China's manufacturing activity may shrink for a fourth consecutive month in February, despite edging up to the highest point in four months, according to a preliminary report released Wednesday.
China's Purchasing Managers Index, the earliest gauge of the country's industrial growth, rose to 49.7 in February, up from a final reading of 48.8 in January, HSBC Holdings PLC said. The index stood below 50, a level separating expansion from contraction, for the fourth consecutive month.
The new export orders index dropped to 47.4 in February from 50.4 in January, affected by the European debt crisis.
Growth remains on track for a slowdown, despite the marginal improvement in the headline flash PMI led by quickened production after the Chinese New Year, Hongbin Qu, China economist at HSBC, said in a note.
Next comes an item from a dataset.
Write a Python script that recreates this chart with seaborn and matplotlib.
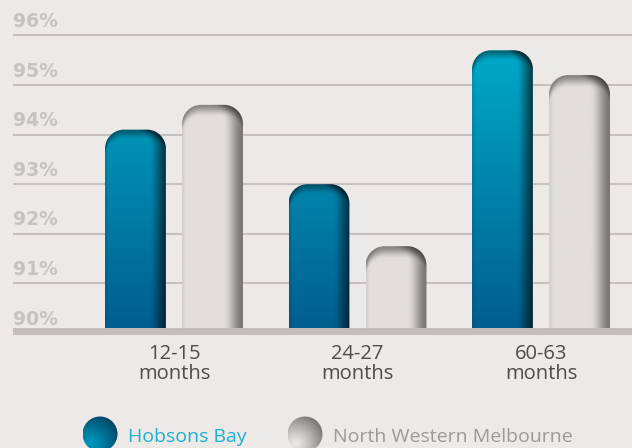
import numpy as np
import pandas as pd
import matplotlib
matplotlib.use("Agg")
import matplotlib.pyplot as plt
from matplotlib.path import Path
from matplotlib.patches import PathPatch, Circle
import seaborn as sns

# ---------------- data ----------------
categories = ["12-15\nmonths", "24-27\nmonths", "60-63\nmonths"]
series = ["Hobsons Bay", "North Western Melbourne"]
hobsons_bay = [94.1, 93.0, 95.7]
north_western = [94.6, 91.75, 95.2]
y_ticks = [90, 91, 92, 93, 94, 95, 96]
y_tick_labels = ["90%", "91%", "92%", "93%", "94%", "95%", "96%"]

df = pd.DataFrame({
    "group": categories * 2,
    "series": [series[0]] * 3 + [series[1]] * 3,
    "value": hobsons_bay + north_western,
})

# ---------------- styling ----------------
BG = (237 / 255, 233 / 255, 230 / 255)
GRID = "#c6c1bf"
BASE = "#c3bebc"
YLAB = "#c6c2c0"
TICK = "#4e4c4b"
HB_TXT = "#1bb1d2"
NW_TXT = "#9d9998"

sns.set_theme(style="white")
plt.rcParams["font.family"] = ["Open Sans", "DejaVu Sans"]

W_PX, H_PX = 632, 448
fig = plt.figure(figsize=(W_PX / 100, H_PX / 100), dpi=100, facecolor=BG)

ax_l, ax_r, ax_t, ax_b = 13, 632, 0, 340  # pixel box of the plot area
ax = fig.add_axes([ax_l / W_PX, 1 - ax_b / H_PX, (ax_r - ax_l) / W_PX, (ax_b - ax_t) / H_PX])
ax.set_facecolor(BG)

sns.barplot(data=df, x="group", y="value", hue="series", order=categories,
            hue_order=series, width=0.84, gap=0.21, errorbar=None,
            legend=False, ax=ax)

# scale: px per unit
px_x = 183.5
px_y = 49.6
x0_lim = (ax_l - 174) / px_x
x1_lim = (ax_r - 174) / px_x
y0_lim = 90 - (ax_b - 333) / px_y
y1_lim = 90 + (333 - ax_t) / px_y
ax.set_xlim(x0_lim, x1_lim)
ax.set_ylim(y0_lim, y1_lim)
for s in ax.spines.values():
    s.set_visible(False)

# gridlines and baseline
for v in y_ticks[1:]:
    ax.axhline(v, color=GRID, lw=1.5, zorder=1)
ax.axhline(90 + 2.5 / px_y, color=BASE, lw=5.0, zorder=5)

# y labels sitting above gridlines
ax.set_yticks([])
for v, lab in zip(y_ticks, y_tick_labels):
    ax.text(x0_lim, v + 8.5 / px_y, lab, ha="left", va="baseline",
            fontsize=13.5, fontweight="bold", color=YLAB,
            family=["DejaVu Sans"], zorder=2)

ax.set_xlabel("")
ax.set_ylabel("")
ax.tick_params(axis="x", length=0, pad=3, labelsize=14.5, labelcolor=TICK)
for t in ax.get_xticklabels():
    t.set_fontweight("normal")
    t.set_linespacing(1.0)


def smooth(t):
    t = np.clip(t, 0, 1)
    return t * t * (3 - 2 * t)


def bar_rgba(kind, wpx, hpx, top_val, r):
    sc = 3
    nx, ny = int(wpx * sc), max(int(hpx * sc), 2)
    px = (np.arange(nx) + 0.5) / sc
    py = (np.arange(ny) + 0.5) / sc
    PX, PY = np.meshgrid(px, py)
    left_b = np.zeros_like(PY)
    right_b = np.full_like(PY, wpx)
    top_b = np.zeros_like(PX)
    m = PY < r
    dy = r - PY[m]
    off = r - np.sqrt(np.clip(r * r - dy * dy, 0, None))
    left_b[m] = off
    right_b[m] = wpx - off
    mxl = PX < r
    dxl = r - PX[mxl]
    top_b[mxl] = r - np.sqrt(np.clip(r * r - dxl * dxl, 0, None))
    mxr = PX > wpx - r
    dxr = PX[mxr] - (wpx - r)
    top_b[mxr] = r - np.sqrt(np.clip(r * r - dxr * dxr, 0, None))
    dl = PX - left_b
    dr = right_b - PX
    dt = PY - top_b
    vals = top_val - PY / px_y
    if kind == 0:
        t = np.clip((vals - 90) / 6, 0, 1)[..., None]
        bot = np.array([0, 92, 142]) / 255
        topc = np.array([0, 174, 203]) / 255
        base = bot + (topc - bot) * t
        f = (1 - 0.58 * smooth(1 - dr / 17)) * (1 - 0.12 * smooth(1 - dl / 4)) \
            * (1 - 0.4 * smooth(1 - dt / 11))
    else:
        base = np.ones(PX.shape + (3,)) * (np.array([226, 222, 220]) / 255)
        f = (1 - 0.47 * smooth(1 - dr / 20)) * (1 - 0.07 * smooth(1 - dl / 5)) \
            * (1 - 0.4 * smooth(1 - dt / 13))
    rgb = base * f[..., None]
    return np.dstack([np.clip(rgb, 0, 1), np.ones(PX.shape)])


R = 19
for p in ax.patches:
    xs, w, h = p.get_x(), p.get_width(), p.get_height()
    if w <= 0:
        continue
    cx = xs + w / 2
    kind = 0 if cx < round(cx) else 1
    p.set_visible(False)
    top = h
    yb = 90.0
    wpx = w * px_x
    hpx = (top - yb) * px_y
    rx, ry = R / px_x, R / px_y
    k = 0.5523
    x1 = xs + w
    verts = [(xs, yb), (xs, top - ry),
             (xs, top - ry + k * ry), (xs + rx - k * rx, top), (xs + rx, top),
             (x1 - rx, top),
             (x1 - rx + k * rx, top), (x1, top - ry + k * ry), (x1, top - ry),
             (x1, yb), (xs, yb)]
    codes = [Path.MOVETO, Path.LINETO,
             Path.CURVE4, Path.CURVE4, Path.CURVE4,
             Path.LINETO,
             Path.CURVE4, Path.CURVE4, Path.CURVE4,
             Path.LINETO, Path.CLOSEPOLY]
    clip = PathPatch(Path(verts, codes), transform=ax.transData, facecolor="none",
                     edgecolor="none")
    img = bar_rgba(kind, wpx, hpx, top, R)
    im = ax.imshow(img, extent=[xs, x1, yb, top], origin="upper", aspect="auto",
                   interpolation="bilinear", zorder=3)
    im.set_clip_path(clip)

ax.set_xlim(x0_lim, x1_lim)
ax.set_ylim(y0_lim, y1_lim)

# ---------------- legend ----------------
lax = fig.add_axes([0, 0, 1, 1], facecolor="none")
lax.set_xlim(0, W_PX)
lax.set_ylim(H_PX, 0)
lax.axis("off")


def sphere(kind, n=120):
    u = np.linspace(-1, 1, n)
    X, Y = np.meshgrid(u, u)
    d = np.sqrt((X + 0.55) ** 2 + (Y - 0.55) ** 2) / 2.0
    d = np.clip(d, 0, 1)[..., None]
    if kind == 0:
        light = np.array([0, 150, 190]) / 255
        dark = np.array([0, 55, 80]) / 255
    else:
        light = np.array([236, 233, 231]) / 255
        dark = np.array([100, 96, 94]) / 255
    rgb = light + (dark - light) * d ** 1.2
    return np.dstack([rgb, np.ones(X.shape)])


leg_y = 434
leg_r = 17.5
for kind, (cxp, tx) in enumerate([(100, 128), (305, 333)]):
    im = lax.imshow(sphere(kind), extent=[cxp - leg_r, cxp + leg_r, leg_y + leg_r, leg_y - leg_r],
                    interpolation="bilinear", zorder=2)
    c = Circle((cxp, leg_y), leg_r, transform=lax.transData)
    im.set_clip_path(c)
    lax.text(tx, 442, series[kind], fontsize=14.0, fontweight="normal",
             color=HB_TXT if kind == 0 else NW_TXT, ha="left", va="baseline")
lax.set_xlim(0, W_PX)
lax.set_ylim(H_PX, 0)

fig.savefig("out.png", dpi=100, facecolor=BG)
Qu said with no meaningful rebound in domestic demand in sight, and external weakness, more downside risks exist.
The People's Bank of China announced last week that it would cut the reserve requirement ratio for banks by half a percentage point to 20.5 percent, which will go into effect from Feb. 24.
As inflation pressures continue to ease, the central bank is expected to step up fiscal easing following the first cut in the banks' reserve ratios this year, Qu added.
The National Bureau of Statistics and the China Federation of Logistics and Purchasing are scheduled to release the official PMI data for February on March 1.